Second, note that $f_\alpha \in \mathbf{F}[x]$,
Third note that $f_\alpha$ is minimal. Indeed if $f(\alpha) = 0$ then $f(\sigma(\alpha)) = \sigma(f(\alpha)) = \sigma(0) = 0$ for all $\sigma \in G$. Thus $\sigma(\alpha)$ is a root for all $\sigma \in G$. Thus $f_\alpha \mid f$.
Finally, we note that $f_\alpha$ splits over $\mathbf{K}$ and is separable, by construction.

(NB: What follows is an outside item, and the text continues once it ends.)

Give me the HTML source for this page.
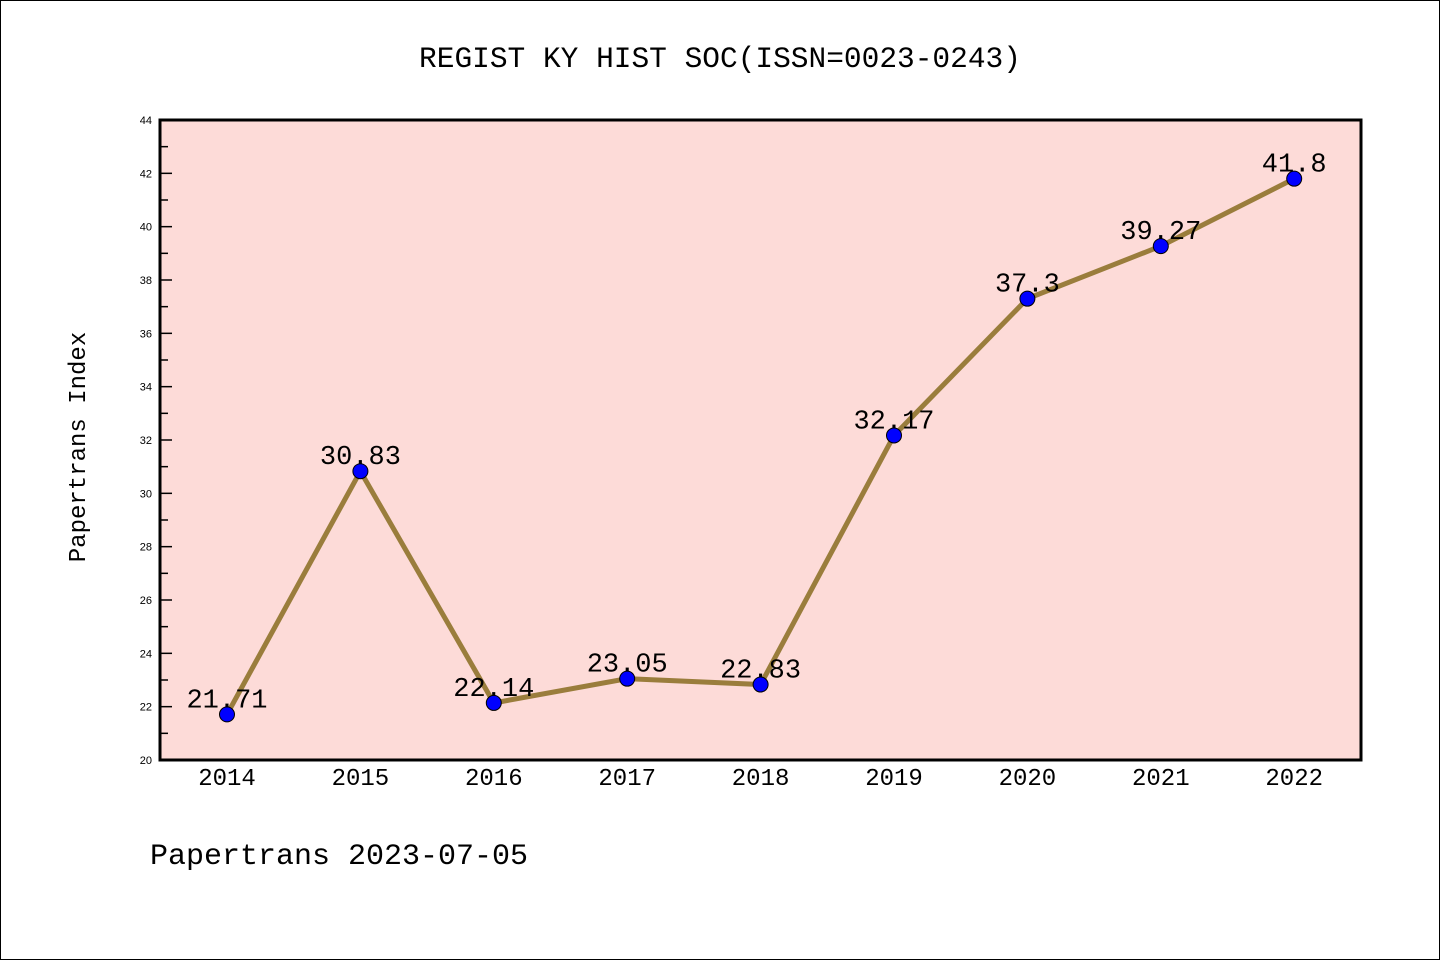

Let $K/F$ be a finite Galois extension, and let $G = \textrm{Gal}(K/F)$. Let $\alpha \in K$, and let $f$ be the minimal polynomial of $\alpha$ over $F$. Let $\Phi$ be the set of roots of $f$. Since $K/F$ is normal, $\Phi$ is contained in $K$. Since $K/F$ is separable, the roots of $f$ are distinct. Thus
$$f(x) = \prod\limits_{\beta \in \Phi} (x - \beta)$$
If I understand your question, what you want to know is why the set $\Phi$ is equal to the set $G.\alpha = \{ \sigma(\alpha) : \sigma \in G \}$.
First, $G.\alpha$ is contained in $\Phi$. This is easy to see, because if $\sigma \in G$, then $\sigma$ fixes the elements of $F$, hence the coefficients of $f$.
The converse inclusion is more difficult. You can prove it using the two equivalent definitions of what it means for a field extension to be normal:
Proposition: Let $E$ be an algebraic extension of a field $F$. The following are equivalent:
(i): If $a \in E$, then all the roots of the minimal polynomial of $a$ over $F$ are also in $E$.
(ii): If $\Omega$ is a field containing $E$, and $\phi: E \rightarrow \Omega$ is a homomorphism which fixes $F$ (pointwise), then $\phi$ is actually just an automorphism of $E$.
Now let $\beta$ be another root of $f$. We want to show that $\beta = \sigma(\alpha)$ for some $\sigma \in G$. There is a unique isomorphism of fields $\phi: F(\alpha) \rightarrow F(\beta)$ which fixes $F$ pointwise and sends $\alpha$ to $\beta$.
Fix an algebraic closure $\overline{F}$ of $F$ containing $E$. The isomorphism extension theorem (https://en.wikipedia.org/wiki/Isomorphism_extension_theorem) tells you that $\phi$ extends (in general, nonuniquely!) to homomorphism $\tilde{\phi}$ of $K$ into $\overline{F}$. This can be proved using Zorn's lemma.
But since $K/F$ is a normal extension, $\tilde{\phi}$ is just an automorphism of $K$ fixing $F$. In other words, $\tilde{\phi} \in G$. And $\tilde{\phi}(\alpha) = \phi(\alpha) = \beta$, as required.